Sono solo paure quelle finite nelle intercettazioni.
Nel
caso dell’avvocato Eugenio Pini, invece, si tratta di minacce reali. Il
legale, dopo che il suo assistito Francesco Tedesco (uno dei
carabinieri a processo per omicidio preterintenzionale che ha accusato i
colleghi del pestaggio), ha ricevuto una chiamata minacciosa. “Lei mi
ricorda Rosario Livatino”, dice una voce in siciliano facendo
riferimento al giudice ucciso dalla mafia. Per questa vicenda c’è già un
sospettato.
Depistaggio bis, si cerca la “scala gerarchica”
Oltre
il falso, c’è un altro aspetto sul quale si concentrano gli
accertamenti del pm: la prova che la falsificazione dell’annotazione
redatta a Tor Sapienza fu un’ordine dall’alto. Si tratta di una mail che
Colombo racconta al pm aver ricevuto da Cavallo con le annotazioni
modificate. Le ha mostrate, dice, a chi era stato mandato dal pm ad
acquisire gli atti. Ma hanno preferito lasciarla nel suo computer.
Per
capire questa vicenda bisogna riavvolgere il nastro al 2015, quando la
Procura delega il Nucleo Investigativo ad acquisire tutto ciò che
riguarda la vicenda Cucchi in diverse caserme. Il 16 novembre 2015 è il
generale Salvatore Luongo, comandante del gruppo provinciale, a
trasmettere l’incartamento in Procura. Ma non è lui ad acquisire
materialmente gli atti. La nota è invece firmata dal colonnello Lorenzo
Sabatino (estraneo alle indagini). E nell’atto si legge “accertamenti a
cura del capitano Tiziano Testarmata – comandante della 4a sezione del
nucleo investigativo”. Neanche Testarmata è indagato. Normalmente, per
esempio, chi acquisisce dei documenti rilascia una verbale che attesta
gli atti acquisiti.
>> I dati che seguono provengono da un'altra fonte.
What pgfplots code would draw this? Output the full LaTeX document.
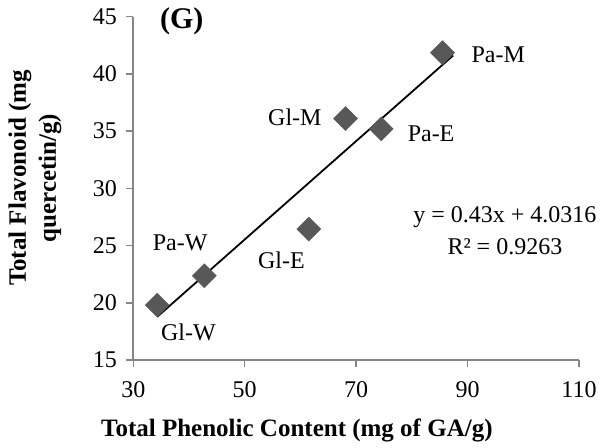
\documentclass[border=0pt]{standalone}
\usepackage{fontspec}
\setmainfont{Liberation Serif}
\usepackage{pgfplots}
\pgfplotsset{compat=1.18}
\definecolor{axgray}{HTML}{868686}
\definecolor{mk}{HTML}{585858}
\begin{document}
\begin{tikzpicture}
\begin{axis}[
  scale only axis, width=445.7pt, height=343.3pt,
  xmin=30, xmax=110, ymin=15, ymax=45,
  xtick={30,50,70,90,110}, ytick={15,20,...,45},
  axis x line*=bottom, axis y line*=left,
  axis line style={axgray, line width=1.8pt, -},
  tick style={axgray, line width=1.5pt},
  tick align=outside, major tick length=7pt,
  /pgf/number format/assume math mode=true,
  xticklabel style={font=\fontsize{24}{26}\selectfont, yshift=-11pt},
  yticklabel style={font=\fontsize{24}{26}\selectfont, xshift=-6pt},
  xlabel={Total Phenolic Content (mg of GA/g)},
  xlabel style={font=\fontsize{25}{28}\selectfont\bfseries, at={(axis description cs:0.367,-0.205)}, anchor=center},
  ylabel={Total Flavonoid (mg\\quercetin/g)},
  ylabel style={align=center, font=\fontsize{25}{30}\selectfont\bfseries, at={(axis description cs:-0.2206,0.53)}, anchor=center},
  clip=false,
]
\coordinate (SW) at (rel axis cs:0,0);
\addplot[black, line width=1.8pt] coordinates {(34.3,18.78) (87.4,41.61)};
\addplot[only marks, mark=square*, mark size=8.5pt, mark options={rotate=45, fill=mk, draw=mk}] coordinates {
  (34.3,19.8) (42.75,22.36) (61.5,26.44) (68.1,36.1) (74.5,35.2) (85.5,41.85)};
\begin{scope}[every node/.style={font=\fontsize{24}{27}\selectfont, anchor=center}]
\node at (axis cs:95.5,41.65) {Pa-M};
\node at (axis cs:59.0,36.2) {Gl-M};
\node at (axis cs:83.45,34.75) {Pa-E};
\node at (axis cs:38.4,25.25) {Pa-W};
\node at (axis cs:56.6,23.7) {Gl-E};
\node at (axis cs:39.9,17.45) {Gl-W};
\node at (axis cs:96.7,27.5) {y = 0.43x + 4.0316};
\node at (axis cs:96.7,24.9) {R² = 0.9263};
\end{scope}
\node[font=\fontsize{30}{32}\selectfont\bfseries, anchor=center] at (axis cs:38.7,44.6) {(G)};
\end{axis}
\pgfresetboundingbox
\path (SW) ++(-133.3pt,-87pt) rectangle ++(610pt,447pt);
\end{tikzpicture}
\end{document}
Eppure il maresciallo Emilio Buccieri che comandava
Appia spiega al pm di aver segnato su dei post-it ciò che era stato
acquisito presso la sua stazione: lo ha scritto, spiega, “per lasciare
traccia di ciò che avevamo consegnato, non ci era stato rilasciata copia
di un verbale di acquisizione”. E sui presunti buchi in quelle
acquisizione il pm farà accertamenti.